The process typically involves two main steps: feature extraction and similarity matching. First, algorithms extract low-level or high-level features from videos. Low-level features include color histograms, texture patterns, or audio spectrograms, while high-level features might involve object detection (e.g., identifying cars or faces) or activity recognition (e.g., running or dancing). For instance, a system could use convolutional neural networks (CNNs) to detect objects in keyframes or employ speech-to-text models to transcribe spoken words. These features are then indexed in a database. During a search, the system compares the query’s features (e.g., a user-uploaded image or a text description) against the indexed features using similarity metrics like cosine similarity or Euclidean distance. For example, a search for “laughing crowd” might match videos with high-frequency audio peaks in laughter detection models.

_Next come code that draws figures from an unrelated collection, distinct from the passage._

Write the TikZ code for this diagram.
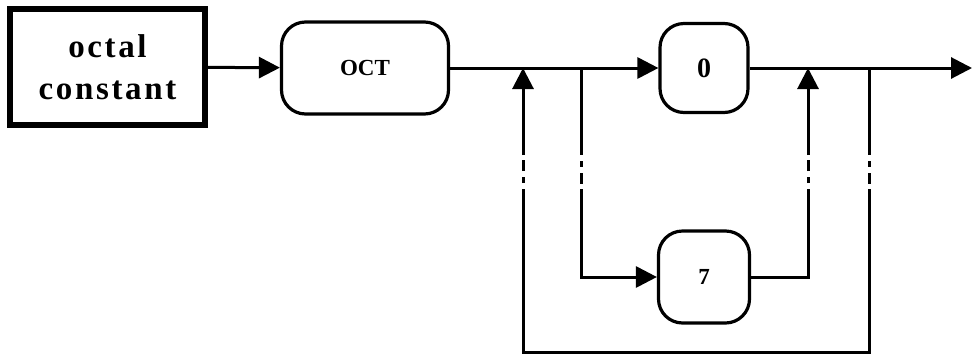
\documentclass[tikz,border=0pt]{standalone}
\usepackage{fontspec}
\setmainfont{Liberation Serif}
\newfontfamily\spacedfont[LetterSpace=8]{Liberation Serif}
\usetikzlibrary{arrows.meta}
\tikzset{
  defbox/.style={draw,line width=5.5pt,minimum width=195pt,minimum height=116pt,align=center,inner sep=0pt,font=\spacedfont\bfseries\fontsize{33}{42}\selectfont},
  term/.style={draw,line width=3.2pt,rounded corners=24pt,inner sep=0pt,font=\bfseries\fontsize{23}{26}\selectfont},
  arr/.style={-{Triangle[length=21pt,width=21pt]},line width=3pt},
  line/.style={line width=3pt},
  gap/.style={line width=3pt,dash pattern=on 0pt off 6pt on 6pt off 6pt on 11pt off 5pt},
}

\begin{document}
\begin{tikzpicture}[x=1pt,y=-1pt]
    \useasboundingbox (0,0) rectangle (973,357);
    % boxes
    \node[defbox] (oc) at (107.5,67) {octal\\constant};
    \node[term,minimum width=167pt,minimum height=92pt] (oct) at (365,68) {OCT};
    \node[term,minimum width=88pt,minimum height=89pt,font=\bfseries\fontsize{28}{30}\selectfont] (zero) at (704,68) {0};
    \node[term,minimum width=91pt,minimum height=92pt] (seven) at (704,277) {7};
    % junctions
    \coordinate (j1) at (523,68);
    \coordinate (j2) at (581,68);
    \coordinate (j3) at (808,68);
    \coordinate (j4) at (869,68);
    \coordinate (out) at (972,68);
    \coordinate (cut1) at (0,155);
    \coordinate (cut2) at (0,189);
    \coordinate (b1) at (523,352);
    \coordinate (b4) at (869,352);
    % main line
    \draw[arr] (oc) -- (oct);
    \draw[line] (oct) -- (j2);
    \draw[arr] (j2) -- (zero);
    \draw[line] (zero) -- (j4);
    \draw[arr] (j4) -- (out);
    % alternative 7
    \draw[line] (j2) -- (j2 |- cut1);
    \draw[gap] (j2 |- cut1) -- (j2 |- cut2);
    \draw[arr] (j2 |- cut2) |- (seven);
    \draw[line] (seven) -| (j3 |- cut2);
    \draw[gap] (j3 |- cut2) -- (j3 |- cut1);
    \draw[arr] (j3 |- cut1) -- (j3);
    % repeat loop
    \draw[line] (j4) -- (j4 |- cut1);
    \draw[gap] (j4 |- cut1) -- (j4 |- cut2);
    \draw[line] (j4 |- cut2) -- (b4) -- (b1) -- (j1 |- cut2);
    \draw[gap] (j1 |- cut2) -- (j1 |- cut1);
    \draw[arr] (j1 |- cut1) -- (j1);
\end{tikzpicture}
\end{document}
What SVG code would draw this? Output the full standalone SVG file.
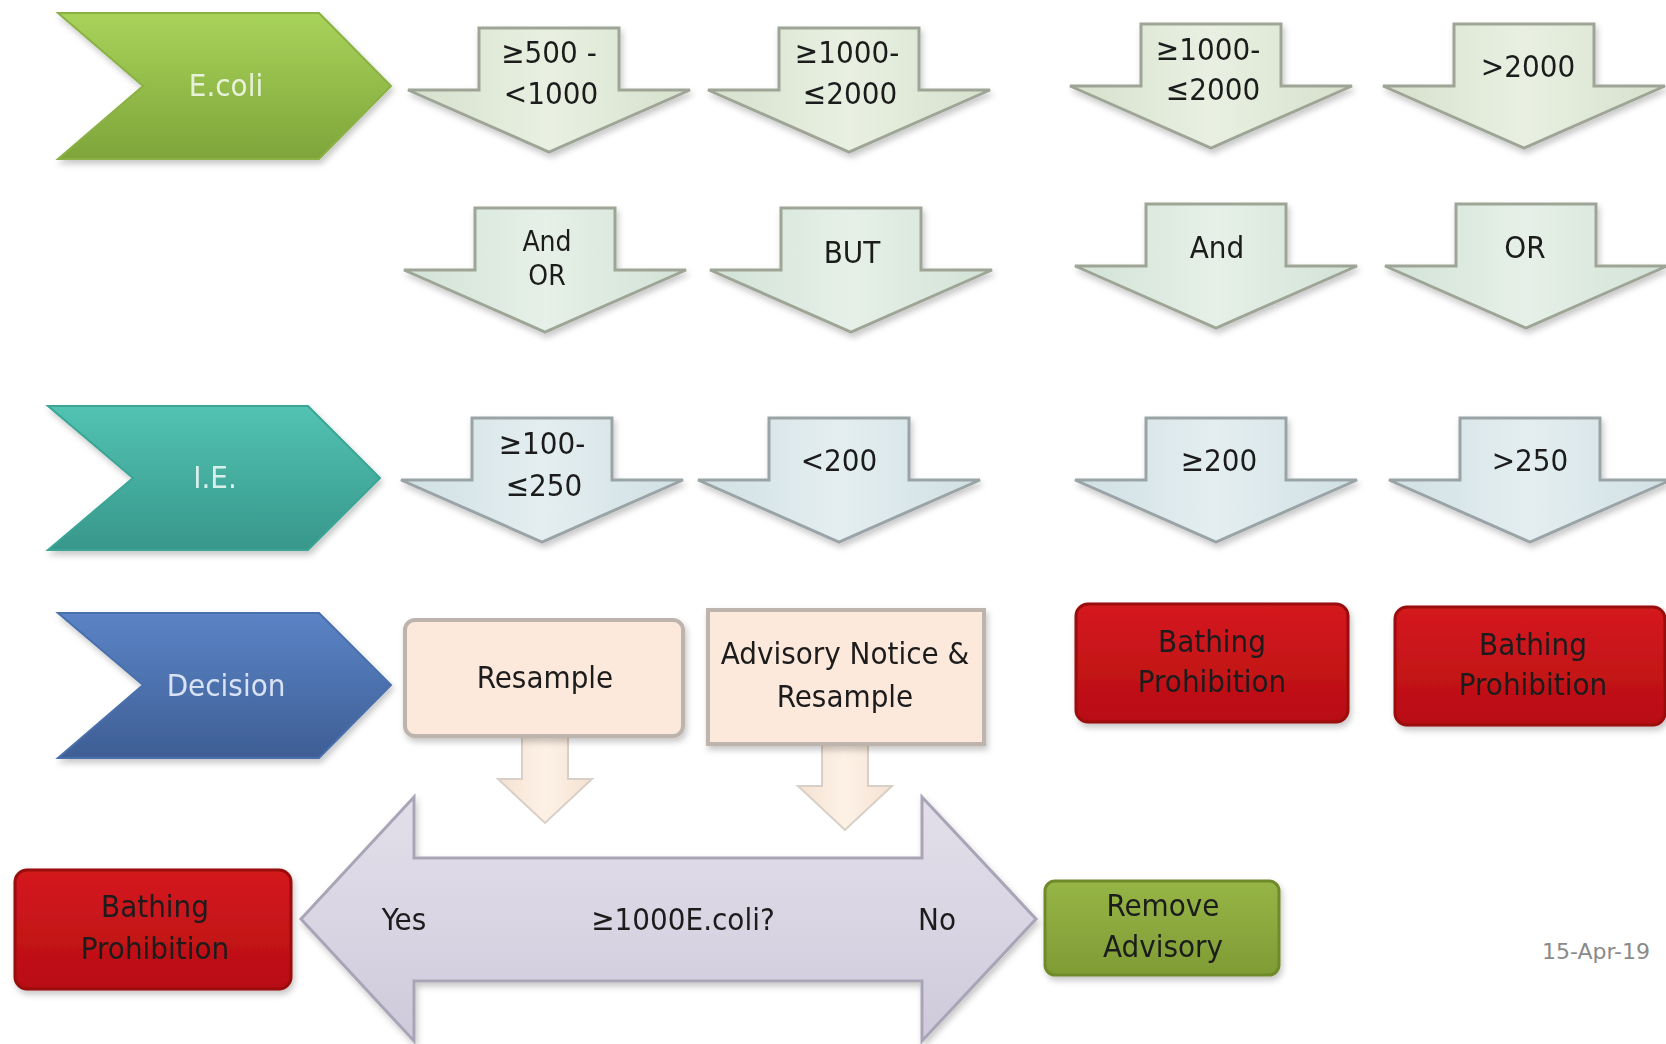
<svg xmlns="http://www.w3.org/2000/svg" xmlns:xlink="http://www.w3.org/1999/xlink" width="1666" height="1044" viewBox="0 0 1666 1044">
<defs>
<style>
.t{font-family:"Liberation Sans Narrow","DejaVu Sans Condensed","Liberation Sans",sans-serif;font-size:31px;fill:#1c1c1c;text-anchor:middle}
.ts{font-size:28px}
.tw{font-family:"Liberation Sans Narrow","DejaVu Sans Condensed","Liberation Sans",sans-serif;font-size:31px;text-anchor:middle}
.date{font-family:"DejaVu Sans","Liberation Sans",sans-serif;font-size:22px;fill:#8a8a8a;text-anchor:middle}
.dn1{fill:url(#gA1);stroke:#9ea596;stroke-width:3}
.dn2{fill:url(#gA2);stroke:#9ea596;stroke-width:3}
.dn3{fill:url(#gA3);stroke:#9aa3a6;stroke-width:3}
.red{fill:url(#gRed);stroke:#9a0b0b;stroke-width:3}
.peach{fill:#fde9dc;stroke:#bdb5ad;stroke-width:4}
</style>
<linearGradient id="gGreen" x1="0" y1="0" x2="0" y2="1"><stop offset="0" stop-color="#a8d35a"/><stop offset="1" stop-color="#7ea53a"/></linearGradient>
<linearGradient id="gTeal" x1="0" y1="0" x2="0" y2="1"><stop offset="0" stop-color="#52c3b3"/><stop offset="1" stop-color="#37978a"/></linearGradient>
<linearGradient id="gBlue" x1="0" y1="0" x2="0" y2="1"><stop offset="0" stop-color="#5b84c6"/><stop offset="1" stop-color="#3e5e95"/></linearGradient>
<linearGradient id="gA1" x1="0" y1="0" x2="1" y2="0"><stop offset="0" stop-color="#d6e0cc"/><stop offset="0.5" stop-color="#e9f0e2"/><stop offset="1" stop-color="#d6e0cc"/></linearGradient>
<linearGradient id="gA2" x1="0" y1="0" x2="1" y2="0"><stop offset="0" stop-color="#d2e2d6"/><stop offset="0.5" stop-color="#e6f0e8"/><stop offset="1" stop-color="#d2e2d6"/></linearGradient>
<linearGradient id="gA3" x1="0" y1="0" x2="1" y2="0"><stop offset="0" stop-color="#d0e0e3"/><stop offset="0.5" stop-color="#e4eef0"/><stop offset="1" stop-color="#d0e0e3"/></linearGradient>
<linearGradient id="gRed" x1="0" y1="0" x2="0" y2="1"><stop offset="0" stop-color="#d41a1f"/><stop offset="1" stop-color="#b80d12"/></linearGradient>
<linearGradient id="gOlive" x1="0" y1="0" x2="0" y2="1"><stop offset="0" stop-color="#96b546"/><stop offset="1" stop-color="#7f9c35"/></linearGradient>
<linearGradient id="gLav" x1="0" y1="0" x2="0" y2="1"><stop offset="0" stop-color="#e2dfea"/><stop offset="0.5" stop-color="#d9d5e3"/><stop offset="1" stop-color="#cfcadb"/></linearGradient>
<linearGradient id="gPeachA" x1="0" y1="0" x2="1" y2="0"><stop offset="0" stop-color="#f4e2d2"/><stop offset="0.5" stop-color="#fdf1e6"/><stop offset="1" stop-color="#f4e2d2"/></linearGradient>
<filter id="sh" x="-10%" y="-10%" width="125%" height="130%"><feDropShadow dx="2" dy="4" stdDeviation="3" flood-color="#000" flood-opacity="0.22"/></filter>
<path id="down" d="M-70,0 H70 V62 H141 L0,124 L-141,62 H-70 Z"/>
<path id="small" d="M-23,0 H23 V42 H47 L0,86 L-47,42 H-23 Z"/>
</defs>
<rect width="1666" height="1044" fill="#ffffff"/>

<g id="ecoli" filter="url(#sh)">
<path d="M58,13 H319 L391,86 L319,159 H58 L143,86 Z" fill="url(#gGreen)" stroke="#8bb145" stroke-width="2"/>
<text class="tw" x="226" y="96" fill="#e8f1da">E.coli</text>
</g>
<g id="ie" filter="url(#sh)">
<path d="M48,406 H308 L380,478 L308,550 H48 L133,478 Z" fill="url(#gTeal)" stroke="#3aa596" stroke-width="2"/>
<text class="tw" x="215" y="488" fill="#d9efec">I.E.</text>
</g>
<g id="decision" filter="url(#sh)">
<path d="M58,613 H319 L391,685 L319,758 H58 L143,685 Z" fill="url(#gBlue)" stroke="#4a70ad" stroke-width="2"/>
<text class="tw" x="226" y="696" fill="#d8e2f4">Decision</text>
</g>

<g id="e1" filter="url(#sh)"><use href="#down" class="dn1" transform="translate(549,28)"/><text class="t" x="549" y="63">≥500 -</text><text class="t" x="551" y="104">&lt;1000</text></g>
<g id="e2" filter="url(#sh)"><use href="#down" class="dn1" transform="translate(849,28)"/><text class="t" x="847" y="63">≥1000-</text><text class="t" x="850" y="104">≤2000</text></g>
<g id="e3" filter="url(#sh)"><use href="#down" class="dn1" transform="translate(1211,24)"/><text class="t" x="1208" y="60">≥1000-</text><text class="t" x="1213" y="100">≤2000</text></g>
<g id="e4" filter="url(#sh)"><use href="#down" class="dn1" transform="translate(1524,24)"/><text class="t" x="1528" y="77">&gt;2000</text></g>

<g id="c1" filter="url(#sh)"><use href="#down" class="dn2" transform="translate(545,208)"/><text class="t ts" x="547" y="251">And</text><text class="t ts" x="547" y="285">OR</text></g>
<g id="c2" filter="url(#sh)"><use href="#down" class="dn2" transform="translate(851,208)"/><text class="t" x="852" y="263">BUT</text></g>
<g id="c3" filter="url(#sh)"><use href="#down" class="dn2" transform="translate(1216,204)"/><text class="t" x="1217" y="258">And</text></g>
<g id="c4" filter="url(#sh)"><use href="#down" class="dn2" transform="translate(1526,204)"/><text class="t" x="1525" y="258">OR</text></g>

<g id="i1" filter="url(#sh)"><use href="#down" class="dn3" transform="translate(542,418)"/><text class="t" x="542" y="454">≥100-</text><text class="t" x="544" y="496">≤250</text></g>
<g id="i2" filter="url(#sh)"><use href="#down" class="dn3" transform="translate(839,418)"/><text class="t" x="839" y="471">&lt;200</text></g>
<g id="i3" filter="url(#sh)"><use href="#down" class="dn3" transform="translate(1216,418)"/><text class="t" x="1219" y="471">≥200</text></g>
<g id="i4" filter="url(#sh)"><use href="#down" class="dn3" transform="translate(1530,418)"/><text class="t" x="1530" y="471">&gt;250</text></g>

<g id="connectors">
<use href="#small" transform="translate(545,737)" fill="url(#gPeachA)" stroke="#d8cfc6" stroke-width="2"/>
<use href="#small" transform="translate(845,744)" fill="url(#gPeachA)" stroke="#d8cfc6" stroke-width="2"/>
</g>

<g id="resample" filter="url(#sh)">
<rect x="405" y="620" width="278" height="116" rx="10" class="peach"/>
<text class="t" x="545" y="688">Resample</text>
</g>
<g id="advisory" filter="url(#sh)">
<rect x="708" y="610" width="276" height="134" class="peach"/>
<text class="t" x="845" y="664">Advisory Notice &amp;</text>
<text class="t" x="845" y="707">Resample</text>
</g>
<g id="bp1" filter="url(#sh)">
<rect x="1076" y="604" width="272" height="118" rx="12" class="red"/>
<text class="t" x="1212" y="652" fill="#2a0000">Bathing</text>
<text class="t" x="1212" y="692" fill="#2a0000">Prohibition</text>
</g>
<g id="bp2" filter="url(#sh)">
<rect x="1395" y="607" width="270" height="118" rx="12" class="red"/>
<text class="t" x="1533" y="655" fill="#2a0000">Bathing</text>
<text class="t" x="1533" y="695" fill="#2a0000">Prohibition</text>
</g>

<g id="question" filter="url(#sh)">
<path d="M301,919 L414,797 V858 H922 V797 L1036,919 L922,1041 V981 H414 V1041 Z" fill="url(#gLav)" stroke="#a9a5b6" stroke-width="3"/>
<text class="t" x="404" y="930">Yes</text>
<text class="t" x="683" y="930">≥1000E.coli?</text>
<text class="t" x="937" y="930">No</text>
</g>
<g id="bp3" filter="url(#sh)">
<rect x="15" y="870" width="276" height="119" rx="12" class="red"/>
<text class="t" x="155" y="917" fill="#2a0000">Bathing</text>
<text class="t" x="155" y="959" fill="#2a0000">Prohibition</text>
</g>
<g id="remove" filter="url(#sh)">
<rect x="1045" y="881" width="234" height="94" rx="10" fill="url(#gOlive)" stroke="#6f8a2c" stroke-width="3"/>
<text class="t" x="1163" y="916" fill="#1a2a06">Remove</text>
<text class="t" x="1163" y="957" fill="#1a2a06">Advisory</text>
</g>
<text class="date" x="1596" y="959">15-Apr-19</text>
</svg>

However, content-based retrieval faces challenges. Processing video data is computationally intensive due to its size and complexity, requiring efficient storage and indexing strategies. Feature extraction must balance accuracy with speed—for instance, analyzing every frame might be too slow for real-time applications. Additionally, semantic gaps can arise: a system might detect “green grass” in frames but miss the broader context of a “soccer match.” To address this, hybrid approaches often combine content-based methods with metadata or user behavior data. For developers, tools like OpenCV for visual features, TensorFlow for deep learning models, or libraries like Librosa for audio analysis provide building blocks to implement these systems. Real-world applications include media archives (e.g., finding historical footage) or platforms like YouTube, where content-based retrieval supplements recommendation algorithms.